_Stated goal_
An exact copy of all the data is required, with pictures left out.
────────────────────
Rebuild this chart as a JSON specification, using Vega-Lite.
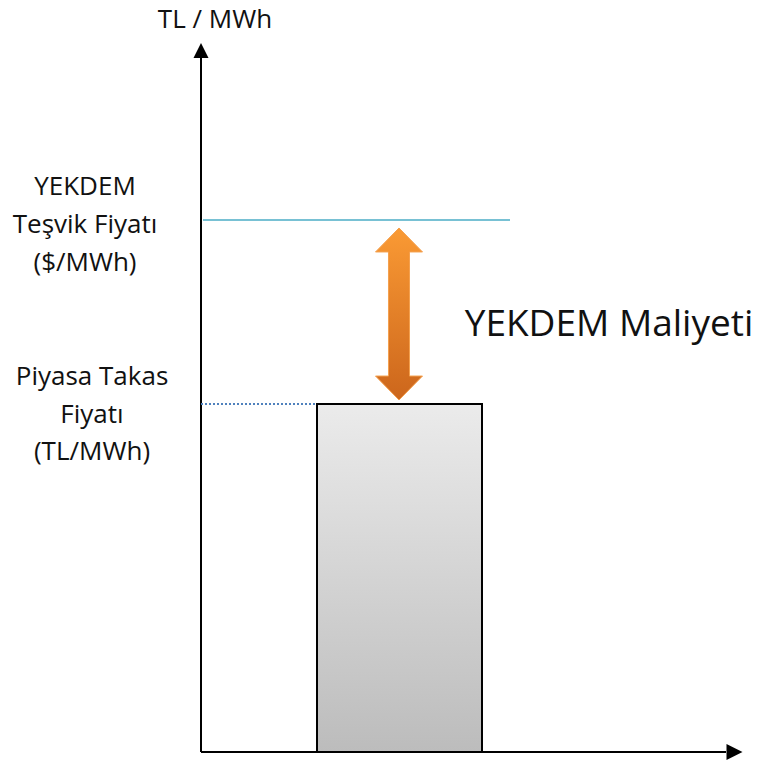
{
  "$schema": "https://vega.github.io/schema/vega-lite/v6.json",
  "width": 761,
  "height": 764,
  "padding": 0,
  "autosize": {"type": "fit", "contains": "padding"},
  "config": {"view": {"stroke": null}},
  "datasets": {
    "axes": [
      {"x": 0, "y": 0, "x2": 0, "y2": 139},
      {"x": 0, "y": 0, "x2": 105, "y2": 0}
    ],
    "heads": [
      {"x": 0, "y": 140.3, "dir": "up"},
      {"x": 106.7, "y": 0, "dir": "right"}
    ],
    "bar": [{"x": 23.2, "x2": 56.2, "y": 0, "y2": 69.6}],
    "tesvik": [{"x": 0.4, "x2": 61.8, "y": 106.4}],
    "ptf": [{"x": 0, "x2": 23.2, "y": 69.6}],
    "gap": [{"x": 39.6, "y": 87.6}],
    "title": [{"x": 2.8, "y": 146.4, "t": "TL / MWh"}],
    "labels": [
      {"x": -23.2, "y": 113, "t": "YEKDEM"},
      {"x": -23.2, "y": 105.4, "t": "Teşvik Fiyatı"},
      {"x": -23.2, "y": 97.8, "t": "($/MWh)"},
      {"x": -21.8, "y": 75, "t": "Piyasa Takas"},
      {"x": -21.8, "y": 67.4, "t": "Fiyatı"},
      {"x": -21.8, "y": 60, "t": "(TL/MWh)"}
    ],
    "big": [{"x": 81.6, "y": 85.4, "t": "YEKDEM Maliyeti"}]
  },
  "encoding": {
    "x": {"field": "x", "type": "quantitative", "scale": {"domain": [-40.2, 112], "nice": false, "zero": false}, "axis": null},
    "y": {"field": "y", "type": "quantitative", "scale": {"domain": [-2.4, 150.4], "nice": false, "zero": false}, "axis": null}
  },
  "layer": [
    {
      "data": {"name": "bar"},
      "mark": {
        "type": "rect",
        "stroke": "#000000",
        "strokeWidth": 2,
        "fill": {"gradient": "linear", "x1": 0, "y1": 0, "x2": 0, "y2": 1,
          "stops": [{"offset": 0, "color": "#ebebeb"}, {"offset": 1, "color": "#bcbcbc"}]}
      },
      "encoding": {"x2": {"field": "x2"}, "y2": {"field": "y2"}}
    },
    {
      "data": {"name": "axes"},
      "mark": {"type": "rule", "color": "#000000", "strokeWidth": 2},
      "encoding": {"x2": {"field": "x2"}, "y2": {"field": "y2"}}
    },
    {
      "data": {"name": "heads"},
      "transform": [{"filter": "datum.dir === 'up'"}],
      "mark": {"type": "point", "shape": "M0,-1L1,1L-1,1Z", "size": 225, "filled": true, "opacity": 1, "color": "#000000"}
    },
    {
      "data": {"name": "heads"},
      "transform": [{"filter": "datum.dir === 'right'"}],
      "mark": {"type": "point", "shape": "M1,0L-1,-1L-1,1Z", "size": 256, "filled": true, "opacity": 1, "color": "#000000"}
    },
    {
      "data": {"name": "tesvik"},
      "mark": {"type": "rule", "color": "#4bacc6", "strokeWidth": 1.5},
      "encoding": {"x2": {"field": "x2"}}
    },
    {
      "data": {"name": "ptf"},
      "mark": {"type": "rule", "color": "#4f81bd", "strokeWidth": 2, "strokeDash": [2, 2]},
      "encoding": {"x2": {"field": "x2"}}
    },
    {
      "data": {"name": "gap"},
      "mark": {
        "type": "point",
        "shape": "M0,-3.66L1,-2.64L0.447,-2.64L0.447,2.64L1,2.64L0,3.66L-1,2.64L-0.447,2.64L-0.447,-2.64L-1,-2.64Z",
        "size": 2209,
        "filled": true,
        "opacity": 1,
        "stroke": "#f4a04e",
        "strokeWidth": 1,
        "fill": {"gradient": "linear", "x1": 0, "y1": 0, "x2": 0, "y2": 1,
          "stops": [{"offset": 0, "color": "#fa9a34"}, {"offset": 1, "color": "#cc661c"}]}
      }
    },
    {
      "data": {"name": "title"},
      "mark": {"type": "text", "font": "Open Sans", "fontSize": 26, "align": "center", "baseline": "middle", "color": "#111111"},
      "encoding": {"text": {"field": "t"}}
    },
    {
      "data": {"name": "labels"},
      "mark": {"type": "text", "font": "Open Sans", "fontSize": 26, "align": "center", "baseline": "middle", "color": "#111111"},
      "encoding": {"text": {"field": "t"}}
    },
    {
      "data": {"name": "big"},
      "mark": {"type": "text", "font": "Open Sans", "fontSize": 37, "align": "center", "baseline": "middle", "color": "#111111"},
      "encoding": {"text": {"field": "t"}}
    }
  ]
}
────────────────────
_Full response_
Rebuild this chart as a JSON specification, using Vega-Lite.
{
  "$schema": "https://vega.github.io/schema/vega-lite/v6.json",
  "width": 761,
  "height": 764,
  "padding": 0,
  "autosize": {"type": "fit", "contains": "padding"},
  "config": {"view": {"stroke": null}},
  "datasets": {
    "axes": [
      {"x": 0, "y": 0, "x2": 0, "y2": 139},
      {"x": 0, "y": 0, "x2": 105, "y2": 0}
    ],
    "heads": [
      {"x": 0, "y": 140.3, "dir": "up"},
      {"x": 106.7, "y": 0, "dir": "right"}
    ],
    "bar": [{"x": 23.2, "x2": 56.2, "y": 0, "y2": 69.6}],
    "tesvik": [{"x": 0.4, "x2": 61.8, "y": 106.4}],
    "ptf": [{"x": 0, "x2": 23.2, "y": 69.6}],
    "gap": [{"x": 39.6, "y": 87.6}],
    "title": [{"x": 2.8, "y": 146.4, "t": "TL / MWh"}],
    "labels": [
      {"x": -23.2, "y": 113, "t": "YEKDEM"},
      {"x": -23.2, "y": 105.4, "t": "Teşvik Fiyatı"},
      {"x": -23.2, "y": 97.8, "t": "($/MWh)"},
      {"x": -21.8, "y": 75, "t": "Piyasa Takas"},
      {"x": -21.8, "y": 67.4, "t": "Fiyatı"},
      {"x": -21.8, "y": 60, "t": "(TL/MWh)"}
    ],
    "big": [{"x": 81.6, "y": 85.4, "t": "YEKDEM Maliyeti"}]
  },
  "encoding": {
    "x": {"field": "x", "type": "quantitative", "scale": {"domain": [-40.2, 112], "nice": false, "zero": false}, "axis": null},
    "y": {"field": "y", "type": "quantitative", "scale": {"domain": [-2.4, 150.4], "nice": false, "zero": false}, "axis": null}
  },
  "layer": [
    {
      "data": {"name": "bar"},
      "mark": {
        "type": "rect",
        "stroke": "#000000",
        "strokeWidth": 2,
        "fill": {"gradient": "linear", "x1": 0, "y1": 0, "x2": 0, "y2": 1,
          "stops": [{"offset": 0, "color": "#ebebeb"}, {"offset": 1, "color": "#bcbcbc"}]}
      },
      "encoding": {"x2": {"field": "x2"}, "y2": {"field": "y2"}}
    },
    {
      "data": {"name": "axes"},
      "mark": {"type": "rule", "color": "#000000", "strokeWidth": 2},
      "encoding": {"x2": {"field": "x2"}, "y2": {"field": "y2"}}
    },
    {
      "data": {"name": "heads"},
      "transform": [{"filter": "datum.dir === 'up'"}],
      "mark": {"type": "point", "shape": "M0,-1L1,1L-1,1Z", "size": 225, "filled": true, "opacity": 1, "color": "#000000"}
    },
    {
      "data": {"name": "heads"},
      "transform": [{"filter": "datum.dir === 'right'"}],
      "mark": {"type": "point", "shape": "M1,0L-1,-1L-1,1Z", "size": 256, "filled": true, "opacity": 1, "color": "#000000"}
    },
    {
      "data": {"name": "tesvik"},
      "mark": {"type": "rule", "color": "#4bacc6", "strokeWidth": 1.5},
      "encoding": {"x2": {"field": "x2"}}
    },
    {
      "data": {"name": "ptf"},
      "mark": {"type": "rule", "color": "#4f81bd", "strokeWidth": 2, "strokeDash": [2, 2]},
      "encoding": {"x2": {"field": "x2"}}
    },
    {
      "data": {"name": "gap"},
      "mark": {
        "type": "point",
        "shape": "M0,-3.66L1,-2.64L0.447,-2.64L0.447,2.64L1,2.64L0,3.66L-1,2.64L-0.447,2.64L-0.447,-2.64L-1,-2.64Z",
        "size": 2209,
        "filled": true,
        "opacity": 1,
        "stroke": "#f4a04e",
        "strokeWidth": 1,
        "fill": {"gradient": "linear", "x1": 0, "y1": 0, "x2": 0, "y2": 1,
          "stops": [{"offset": 0, "color": "#fa9a34"}, {"offset": 1, "color": "#cc661c"}]}
      }
    },
    {
      "data": {"name": "title"},
      "mark": {"type": "text", "font": "Open Sans", "fontSize": 26, "align": "center", "baseline": "middle", "color": "#111111"},
      "encoding": {"text": {"field": "t"}}
    },
    {
      "data": {"name": "labels"},
      "mark": {"type": "text", "font": "Open Sans", "fontSize": 26, "align": "center", "baseline": "middle", "color": "#111111"},
      "encoding": {"text": {"field": "t"}}
    },
    {
      "data": {"name": "big"},
      "mark": {"type": "text", "font": "Open Sans", "fontSize": 37, "align": "center", "baseline": "middle", "color": "#111111"},
      "encoding": {"text": {"field": "t"}}
    }
  ]
}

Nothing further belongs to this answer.